Japan's Prime Minister Abe sends offering to controversial war shrine

Japanese Prime Minister Shinzo Abe has not paid homage at the shrine since December 2013, when his visit sparked an international outcry.
Japanese Prime Minister Shinzo Abe has not paid homage at the shrine since December 2013, when his visit sparked an international outcry.PHOTO: REUTERS

TOKYO (DPA) - Japanese Prime Minister Shinzo Abe on Thursday (Oct 17) made a ritual offering of a sacred tree branch for the controversial Yasukuni Shrine, prompting South Korea to express its “deep regrets.” 

Mr Abe has not paid homage at the shrine since December 2013, when his visit sparked an international outcry and is expected to refrain from visiting the 150-year-old war memorial during its four-day autumn festival, which begins on Thursday.

The shrine, a source of friction with neighbouring countries such as China and South Korea, honours the spirits of Japan's 2.46 million war dead, including 14 Class-A war criminals from World War II.

Mr Seiichi Eto, the minister in charge of Okinawa and Northern Territories affairs, offered prayers at the shrine on Thursday morning, becoming the first minister to do so in two and a half years.

South Korea expressed its “deep regrets over the fact that Japanese government and parliamentary leaders again sent offerings or visited the Yasukuni Shrine that glorifies Japan’s history of wars of invasion,” Seoul’s foreign ministry said in a statement, according to Yonhap News agency.

“Japan can contribute to the future-oriented development of South Korea-Japan relations and gain trust from neighbouring countries and the international community only when Japan’s responsible leaders show humble reflection on the past through action,” the ministry added.

The two countries’ relations have been worsening since Japan imposed restrictions on South Korea-bound shipments of materials used in semiconductors and smartphone production.

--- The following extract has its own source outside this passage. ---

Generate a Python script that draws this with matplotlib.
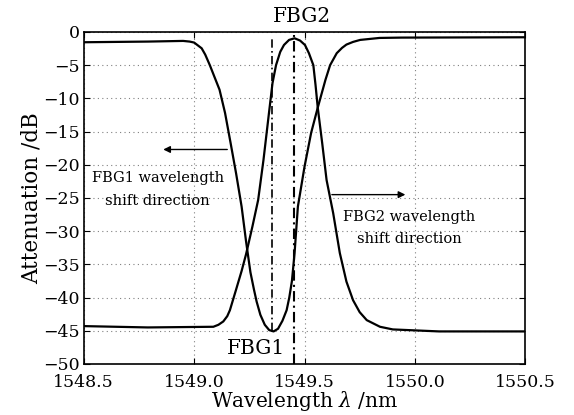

Then, Tokyo decided to downgrade South Korea’s trading status the following month.

Japan’s actions came after South Korea’s Supreme Court in October ordered Japanese companies to compensate victims of forced labour during Japan’s colonial rule of the Korean Peninsula between 1910 and 1945. 

Visits by Japanese political leaders to the Yasukuni Shrine invite the anger of neighbouring countries, especially China and South Korea, which consider the site to be glorifying Japan’s wartime aggression.

Dozens of Japanese lawmakers are expected to visit the site during the festival.